System call instrumentation on Linux/x86‑64 using memory‑indirect calls, part I

Rambles around computer science

Diverting trains of thought, wasting precious time

15 06 2026 --> Mon, 15 Jun 2026

System call instrumentation on Linux/x86-64 using memory-indirect calls (in vain?), part one

My libsystrap library provides a simple instrumentation of system calls in Linux x86-64 userland. However, its current implementation suffers a double-trap overhead: system calls become ud2, which generates a SIGILL trap. Then we run the system call itself from within the signal handler, causing a second trap and some interesting tricky cases.

There has been some interesting research in this space in recent years, including the Liteinst “instruction punning” paper, the closely related E9Patch paper (though both not specifically about system call instrumentation), later the “zpoline” paper (which definitely is), and some follow-ups for making the latter more robust (lazypoline, K23).

The core problem that all these approaches are solving is a pure accident of the Intel instruction encoding: all useful jump instructions are at least 5 bytes long, whereas often we want to patch smaller instructions, such as system call instructions which are all (essentially) two bytes long.

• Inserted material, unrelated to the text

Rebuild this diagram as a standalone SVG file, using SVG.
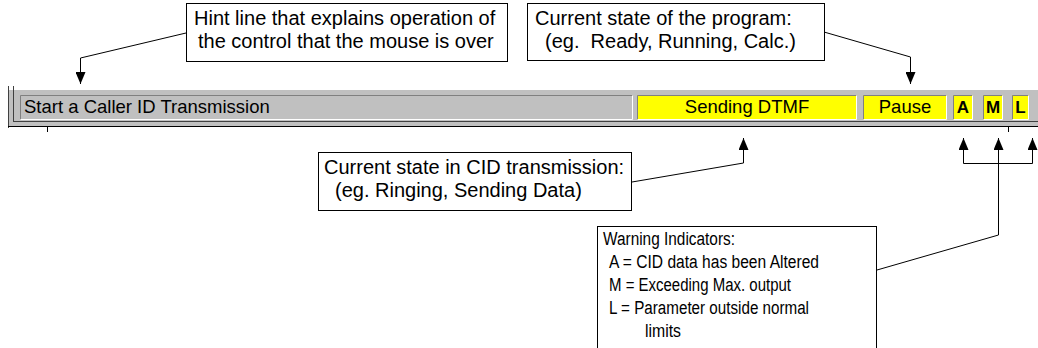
<svg xmlns="http://www.w3.org/2000/svg" width="1038" height="348" viewBox="0 0 1038 348">
  <style>
    .note { fill: #fff; stroke: #000; stroke-width: 1; }
    .nt { font-family: "Liberation Sans", Arial, sans-serif; font-size: 20px; fill: #000; white-space: pre; }
    .nw { font-family: "Liberation Sans", Arial, sans-serif; font-size: 18px; fill: #000; white-space: pre; }
    .sb { font-family: "Liberation Sans", Arial, sans-serif; font-size: 18.5px; fill: #000; }
    .sbb { font-family: "Liberation Sans", Arial, sans-serif; font-size: 17px; font-weight: bold; fill: #000; }
    .wire { fill: none; stroke: #000; stroke-width: 1; }
    .arr { fill: none; stroke: #000; stroke-width: 1; marker-end: url(#tip); }
    .dk { stroke: #808080; stroke-width: 1; }
    .lt { stroke: #fff; stroke-width: 1; }
  </style>
  <defs>
    <marker id="tip" viewBox="0 0 12 10" refX="12" refY="5" markerWidth="12" markerHeight="10" markerUnits="userSpaceOnUse" orient="auto">
      <path d="M0,0 L12,5 L0,10 z" fill="#000"/>
    </marker>
  </defs>

  <rect width="1038" height="348" fill="#fff"/>

  <!-- status bar -->
  <g id="statusbar">
    <rect x="8" y="90" width="1030" height="36" fill="#c0c0c0"/>
    <line x1="8.5" y1="86" x2="8.5" y2="128" stroke="#404040"/>
    <line x1="13.5" y1="86" x2="13.5" y2="122" stroke="#404040"/>
    <line x1="13" y1="121.5" x2="1038" y2="121.5" stroke="#404040"/>
    <line x1="8" y1="126.5" x2="1038" y2="126.5" stroke="#000"/>
    <line x1="47.5" y1="126" x2="47.5" y2="132" stroke="#000"/>
    <line x1="1008.5" y1="126" x2="1008.5" y2="132" stroke="#000"/>

    <!-- hint panel -->
    <g id="panel-hint">
      <rect x="20" y="95" width="613" height="25" fill="#c0c0c0"/>
      <path d="M20.5,119.5 V95.5 H632.5" class="dk" fill="none"/>
      <path d="M20.5,119.5 H632.5 V95.5" class="lt" fill="none"/>
      <text class="sb" x="24" y="113">Start a Caller ID Transmission</text>
    </g>
    <!-- CID state panel -->
    <g id="panel-cid">
      <rect x="637" y="95" width="220" height="25" fill="#ffff00"/>
      <path d="M637.5,119.5 V95.5 H856.5" class="dk" fill="none"/>
      <path d="M637.5,119.5 H856.5 V95.5" class="lt" fill="none"/>
      <text class="sb" x="747" y="113" text-anchor="middle">Sending DTMF</text>
    </g>
    <!-- program state panel -->
    <g id="panel-state">
      <rect x="863" y="95" width="84" height="25" fill="#ffff00"/>
      <path d="M863.5,119.5 V95.5 H946.5" class="dk" fill="none"/>
      <path d="M863.5,119.5 H946.5 V95.5" class="lt" fill="none"/>
      <text class="sb" x="905" y="113" text-anchor="middle">Pause</text>
    </g>
    <!-- warning indicators -->
    <g id="panel-a">
      <rect x="953" y="95" width="20" height="25" fill="#ffff00"/>
      <path d="M953.5,119.5 V95.5 H972.5" class="dk" fill="none"/>
      <path d="M953.5,119.5 H972.5 V95.5" class="lt" fill="none"/>
      <text class="sbb" x="963" y="113" text-anchor="middle">A</text>
    </g>
    <g id="panel-m">
      <rect x="983" y="95" width="20" height="25" fill="#ffff00"/>
      <path d="M983.5,119.5 V95.5 H1002.5" class="dk" fill="none"/>
      <path d="M983.5,119.5 H1002.5 V95.5" class="lt" fill="none"/>
      <text class="sbb" x="993" y="113" text-anchor="middle">M</text>
    </g>
    <g id="panel-l">
      <rect x="1012" y="95" width="17" height="25" fill="#ffff00"/>
      <path d="M1012.5,119.5 V95.5 H1028.5" class="dk" fill="none"/>
      <path d="M1012.5,119.5 H1028.5 V95.5" class="lt" fill="none"/>
      <text class="sbb" x="1020.5" y="113" text-anchor="middle">L</text>
    </g>
  </g>

  <!-- callout notes -->
  <g id="note-hint">
    <rect class="note" x="186.5" y="3.5" width="321" height="58"/>
    <text class="nt" x="194" y="25">Hint line that explains operation of</text>
    <text class="nt" x="198" y="48">the control that the mouse is over</text>
  </g>
  <g id="note-program">
    <rect class="note" x="527.5" y="3.5" width="297" height="57"/>
    <text class="nt" x="535" y="25">Current state of the program:</text>
    <text class="nt" x="545" y="48">(eg.  Ready, Running, Calc.)</text>
  </g>
  <g id="note-cid">
    <rect class="note" x="318.5" y="152.5" width="313" height="58"/>
    <text class="nt" x="324" y="174">Current state in CID transmission:</text>
    <text class="nt" x="335" y="197">(eg. Ringing, Sending Data)</text>
  </g>
  <!-- this note uses a slightly condensed setting of the same face -->
  <g id="note-warning">
    <rect class="note" x="597.5" y="226.5" width="279" height="130"/>
    <text class="nw" x="603" y="245" textLength="132" lengthAdjust="spacingAndGlyphs">Warning Indicators:</text>
    <text class="nw" x="609" y="268" textLength="210" lengthAdjust="spacingAndGlyphs">A = CID data has been Altered</text>
    <text class="nw" x="609" y="291" textLength="182" lengthAdjust="spacingAndGlyphs">M = Exceeding Max. output</text>
    <text class="nw" x="609" y="314" textLength="200" lengthAdjust="spacingAndGlyphs">L = Parameter outside normal</text>
    <text class="nw" x="645" y="337" textLength="36" lengthAdjust="spacingAndGlyphs">limits</text>
  </g>

  <!-- connectors -->
  <g id="connectors">
    <polyline class="arr" points="186,33 80.5,58 80.5,84"/>
    <polyline class="arr" points="824,32 910.5,57 910.5,84"/>
    <polyline class="arr" points="632,182 743.5,163 743.5,138"/>
    <polyline class="wire" points="877,270 998.5,235 998.5,140"/>
    <polyline class="arr" points="998.5,163.5 963.5,163.5 963.5,138"/>
    <polyline class="arr" points="998.5,163.5 1032.5,163.5 1032.5,138"/>
    <polyline class="arr" points="998.5,165 998.5,138"/>
  </g>
</svg>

So if you want to replace a system call with a jump, you have a problem.

The idea of instruction punning, simplifying horribly and specialising it to the system-call problem (it is more general), is that if we have an instruction sequence containing a two-byte system call (here using the syscall instruction, 0f 05)

... 0f 05 xx yy zz ...

then when we make it into a jump or call, we might be able to work with the bytes of the next instruction, since they form part of the relative jump offset. In fact we have one free byte to play with;

... e9 WW xx yy zz ...

i.e. we leave the xx, yy and zz bytes alone because the belong to the next instruction(s), but we can change WW. WW xx yy zz will be interpreted as 32-bit displacement and we ideally simply place some kind of trampoline code wherever that lands.

Unfortunately, with the machine being little-endian, WW is the least significant byte, so the jump target is fixed except for 256 bytes of wiggle room. It demands a statistical approach: as long as the high-order byte is not zero or very small, we have a good chance of jumping far enough away to land at some memory that is available to use. If not, we can fall back on a signal-generating option like ud2, or do something else. The E9Patch paper presents some head-twisting compound versions of instruction punning for increasing its coverage in such scenarios, without resorting to trapping approaches like ud2. Meanwhile, this scattered nature of trampolines will require a lot of virtual address space, roughly one page per patch site, but we can play virtual memory tricks to colocate multiple trampolines on the same physical page (the E9Patch tool also does this)..

The idea of zpoline is cleaner and does not rely on punning or statistical approaches. It's quite clever. We can always replace a 2-byte system call with

ff d0 call *%rax

... which will generate a call to a small nonnegative address, because %rax must be holding the system call number i.e. a small nonnegative integer. That's neat but it means you have to map some instructions at the very bottom page (address zero), which undoes the standard hardware-enforced protection against null pointer accesses. The paper suggests mitigating this by (1) using Intel memory protection keys to make this memory execute-only, and (2) catching “jump to null pointer” bugs by validating the return address against a bitmap or hash table recording the known patched system call sites. However, this is still non-ideal: many processors don't support memory protection keys, validating the return address takes time, and on Linux, mapping low memory requires system privileges. The approach also behaves unpredictably if buggy code invokes a system call with a high value in %rax, whereas the kernel would fail cleanly (with ENOSYS).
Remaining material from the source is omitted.